Decision Tree#
A decision tree can solve both classification and regression problems.
Entropy
Gini Index
Information Gain
We’ll also briefly differentiate between the two major types of decision tree algorithms:
ID3 (Iterative Dichotomiser 3): Allows multiple splits at a node.
CART (Classification and Regression Tree): Restricts splits to binary decisions (used in libraries like
sklearn).
Intuition: Decision Trees as Conditional Statements#
Think of decision trees as an extension of simple conditional statements. For example, in Python:
age = 14
if age <= 14:
print("The person is in school.")
elif 15 <= age <= 21:
print("The person may be in college.")
else:
print("The person has passed college.")
This logic resembles how a decision tree splits data:
Start with a root node (e.g.,
age <= 14).Branch into outcomes (e.g., Yes or No).
Continue splitting based on new conditions until reaching a pure classification (e.g., “School,” “College”).
Constructing a Decision Tree#
Let’s explore how a decision tree is built using a real-world dataset. Imagine a dataset with these features:
Outlook (Sunny, Overcast, Rainy)
Temperature
Humidity
Wind Our goal: Predict whether someone will Play Tennis.
Step 1: Selecting the Root Node#
Start by evaluating each feature.
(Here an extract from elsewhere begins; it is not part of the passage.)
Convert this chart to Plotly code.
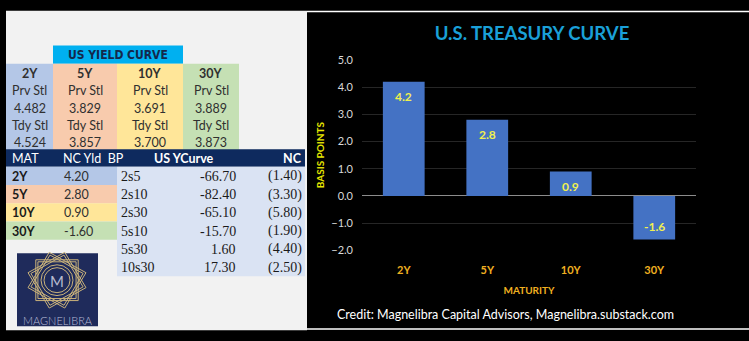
import math
import plotly.graph_objects as go

W, H = 749, 341

# ---------------- data ----------------
maturities = ["2Y", "5Y", "10Y", "30Y"]
prv_stl = [4.482, 3.829, 3.691, 3.889]
tdy_stl = [4.524, 3.857, 3.700, 3.873]
nc_bp = [4.20, 2.80, 0.90, -1.60]
curve_labels = ["2s5", "2s10", "2s30", "5s10", "5s30", "10s30"]
curve_values = [-66.70, -82.40, -65.10, -15.70, 1.60, 17.30]
curve_nc = [-1.40, -3.30, -5.80, -1.90, -4.40, -2.50]
y_ticks = [-2, -1, 0, 1, 2, 3, 4, 5]

# ---------------- helpers ----------------
def px(x):
    return x / W


def py(y):
    return 1 - y / H


SANS = "Lato, 'Open Sans', sans-serif"
SERIF = "'Liberation Serif', 'DejaVu Serif', serif"
COND = "'Liberation Sans Narrow', 'DejaVu Sans Condensed', sans-serif"

col_colors = ["#b4c7e7", "#f8cbad", "#ffe699", "#c5e0b4"]
col_edges = [6, 53, 117, 183, 239]

shapes = []
annotations = []


def rect(x0, y0, x1, y1, color, layer="below"):
    shapes.append(dict(type="rect", xref="paper", yref="paper",
                       x0=px(x0), x1=px(x1), y0=py(y1), y1=py(y0),
                       fillcolor=color, line=dict(width=0), layer=layer))


def text(x, y, s, size=12, color="#262626", anchor="center", family=SANS,
         weight="normal", **kw):
    annotations.append(dict(xref="paper", yref="paper", x=px(x), y=py(y),
                            text=s, showarrow=False, xanchor=anchor,
                            yanchor="middle",
                            font=dict(size=size, color=color, family=family,
                                      weight=weight), **kw))


def fmt_nc(v):
    return f"({abs(v):.2f})" if v < 0 else f"{v:.2f}"


# ---------------- panels ----------------
rect(6, 4, 307, 336, "#f2f2f2")
rect(307, 4, 749, 5.5, "#ffffff")
rect(307, 334, 749, 335.5, "#ffffff")

# ---------------- top table ----------------
rect(53, 40, 183, 59, "#00b0f0")
text(118, 49.5, "<b>US YIELD CURVE</b>", size=12, color="#14284b", family=COND)

for i, m in enumerate(maturities):
    x0, x1 = col_edges[i], col_edges[i + 1]
    rect(x0, 59, x1, 148.5, col_colors[i])
    cx = (x0 + x1) / 2
    rows = [f"<b>{m}</b>", "Prv Stl", f"{prv_stl[i]:.3f}", "Tdy Stl",
            f"{tdy_stl[i]:.3f}"]
    for r, s in enumerate(rows):
        text(cx, 69.5 + 17.8 * r, s, size=12.5, color="#303030")

# ---------------- navy header ----------------
rect(6, 148, 305, 166, "#0e2a5e")
text(10, 157.5, "MAT", size=12.5, color="#ffffff", anchor="left")
text(61, 157.5, "NC Yld&nbsp;&nbsp;BP", size=12.5, color="#ffffff", anchor="left")
text(152, 157.5, "<b>US YCurve</b>", size=12.5, color="#ffffff", anchor="left")
text(304, 157.5, "<b>NC</b>", size=12.5, color="#ffffff", anchor="right")

# ---------------- lower-left table ----------------
for i, m in enumerate(maturities):
    y0 = 166 + 19 * i
    rect(6, y0, 117, y0 + 19, col_colors[i])
    text(10, y0 + 10, f"<b>{m}</b>", size=12.5, color="#1a1a1a", anchor="left")
    text(62, y0 + 10, f"{nc_bp[i]:.2f}", size=12.5, color="#303030", anchor="left")

# ---------------- curve table ----------------
rect(117, 166, 305, 166 + 19 * len(curve_labels), "#dae3f3")
for i, lab in enumerate(curve_labels):
    yc = 166 + 19 * i + 10
    text(119, yc, lab, size=14, color="#1a1a1a", anchor="left", family=SERIF)
    text(238, yc, f"{curve_values[i]:.2f}", size=14, color="#1a1a1a",
         anchor="right", family=SERIF)
    text(304, yc, fmt_nc(curve_nc[i]), size=14, color="#1a1a1a",
         anchor="right", family=SERIF)

# ---------------- logo ----------------
rect(17, 256, 98, 332, "#1f2b5b", layer="above")
cx, cy = 57, 284
gold = "#c9b27a"
for r in (30, 27):
    for a0 in (0, 30, 60):
        pts = []
        for k in range(4):
            a = math.radians(a0 + 45 + 90 * k)
            pts.append((px(cx + r * math.cos(a)), py(cy + r * math.sin(a))))
        path = "M " + " L ".join(f"{x:.5f},{y:.5f}" for x, y in pts) + " Z"
        shapes.append(dict(type="path", xref="paper", yref="paper", path=path,
                           line=dict(color=gold, width=1), layer="above"))
for r in (16, 13):
    shapes.append(dict(type="circle", xref="paper", yref="paper",
                       x0=px(cx - r), x1=px(cx + r), y0=py(cy + r), y1=py(cy - r),
                       line=dict(color=gold, width=1), layer="above"))
text(cx, cy + 1, "M", size=15, color="#b8bcd0", family=SANS)
text(57.5, 326, "MAGNELIBRA", size=11, color="#b8bcd8", family=SANS,
     weight=300)

# ---------------- bar chart ----------------
fig = go.Figure()
fig.add_trace(go.Bar(x=maturities, y=nc_bp, marker=dict(color="#4472c4",
                                                        line=dict(width=0)),
                     hoverinfo="skip"))

for m, v in zip(maturities, nc_bp):
    annotations.append(dict(xref="x", yref="y", x=m, y=v, text=f"<b>{v:.1f}</b>",
                            showarrow=False, yanchor="middle",
                            yshift=-15 if v > 0 else 13,
                            font=dict(size=12, color="#f0f050", family=SANS)))

annotations.append(dict(xref="paper", yref="paper", x=px(505), y=py(320),
                        text="Credit: Magnelibra Capital Advisors, Magnelibra.substack.com",
                        showarrow=False, xanchor="center", yanchor="middle",
                        font=dict(size=12.5, color="#ffffff", family=SANS)))

fig.update_layout(
    width=W, height=H,
    margin=dict(l=0, r=0, t=0, b=0),
    paper_bgcolor="#000000",
    plot_bgcolor="rgba(0,0,0,0)",
    showlegend=False,
    bargap=0.5,
    title=dict(text="<b>U.S. TREASURY CURVE</b>", x=px(532), y=py(28),
               xanchor="center", yanchor="middle", xref="paper", yref="paper",
               font=dict(size=18.5, color="#1aa0d8", family=SANS)),
    xaxis=dict(domain=[px(362), px(696)], showgrid=False, showline=False,
               zeroline=False, ticks="",
               tickfont=dict(size=11, color="#f0b020", family=SANS,
                             weight="bold"),
               ticklabelstandoff=12,
               title=dict(text="<b>MATURITY</b>", standoff=11,
                          font=dict(size=10, color="#f0b020", family=SANS))),
    yaxis=dict(domain=[py(253), py(55)], range=[-2, 5], tickvals=y_ticks,
               tickformat=".1f", showgrid=True, gridcolor="#262626",
               gridwidth=1, zeroline=True, zerolinecolor="#8c8c8c",
               zerolinewidth=1, showline=False, ticks="",
               tickfont=dict(size=11, color="#d9d9d9", family=SANS),
               ticklabelstandoff=8,
               title=dict(text="<b>BASIS POINTS</b>", standoff=4,
                          font=dict(size=10, color="#e6e600", family=SANS))),
    shapes=shapes,
    annotations=annotations,
)

fig.write_html("out.html")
For instance, take Outlook.
Count the occurrences:
Sunny: 2 Yes, 3 No
Overcast: 4 Yes, 0 No (Pure split)
Rainy: 3 Yes, 2 No
Notice that Sunny and Rainy are impure splits (contain both Yes and No), while Overcast is a pure split.
Key Metrics for Splitting#
When splitting nodes, we use metrics like:
Entropy: Measures the impurity in the dataset.
Information Gain: Determines how much uncertainty is reduced after a split.
Gini Index: Another measure of impurity, often used in CART.
Example: Calculating Entropy#
For the root node: \( \text{Entropy} = - \sum_{i=1}^{n} p_i \cdot \log_2(p_i) \) Where\( p_i\) is the proportion of each class (Yes/No).
Example: Information Gain#
\( \text{Information Gain} = \text{Entropy (Parent)} - \text{Weighted Average Entropy (Child Nodes)} \)
Splitting Impure Nodes#
For impure splits like Sunny (2 Yes, 3 No):
Consider another feature (e.g., Temperature).
Split further until achieving pure nodes or acceptable impurity.
Conclusion and Next Steps#
This process continues until:
The tree reaches pure splits.
Or further splits don’t improve the model significantly.
A Decision Tree is a supervised learning algorithm used for both classification (predicting categories) and regression (predicting continuous values). It works like a flowchart:
Each internal node represents a condition (feature test).
Each branch represents the outcome of the condition.
Each leaf node gives the final prediction (class label or numeric value).
Intuition#
Imagine you’re deciding whether to play outside:
If it’s sunny → Yes
If it’s rainy → Check if you have an umbrella → Yes or No
This is exactly how decision trees work: split data into smaller subsets based on conditions until the subsets are “pure” (contain mostly one label).
Structure of a Decision Tree#
Root Node → the first question/condition (best split).
Decision Nodes → intermediate questions.
Leaf Nodes → final output (prediction).
Example (Classification):
Weather?
/ \
Sunny Rainy
/ \ \
Hot Cold Umbrella?
| | / \
Play Don’t Play Play Don’t Play
How Does the Tree Decide Where to Split#
At each step, the algorithm chooses the best feature and threshold to split the data. It uses impurity measures to decide:
For Classification:#
Gini Impurity (most common in CART)
Entropy / Information Gain (used in ID3, C4.5)
👉 Lower impurity = better split.
For Regression:#
Mean Squared Error (MSE)
Mean Absolute Error (MAE)
Advantages#
✅ Easy to interpret and visualize ✅ Handles both classification & regression ✅ Works with both numerical and categorical data ✅ No need for feature scaling
Disadvantages#
❌ Can overfit (very deep trees memorize training data) ❌ Sensitive to small changes in data ❌ Greedy splitting (locally optimal, not always globally optimal)
👉 To fix these, we use Ensembles like Random Forests and Gradient Boosted Trees.
Workflow of a Decision Tree
Start with the root node (entire dataset).
Choose the best feature to split on (using impurity measure).
Split the dataset into subsets.
Repeat recursively for each subset.
Stop when:
All points belong to the same class (pure leaf).
Max depth reached.
Minimum number of samples per leaf reached.
Example Use Cases
Classification: Spam detection, disease diagnosis, loan approval.
Regression: Predicting house prices, sales forecasting.
In short:
A Decision Tree is like repeatedly asking “the best question” until you reach a clear decision.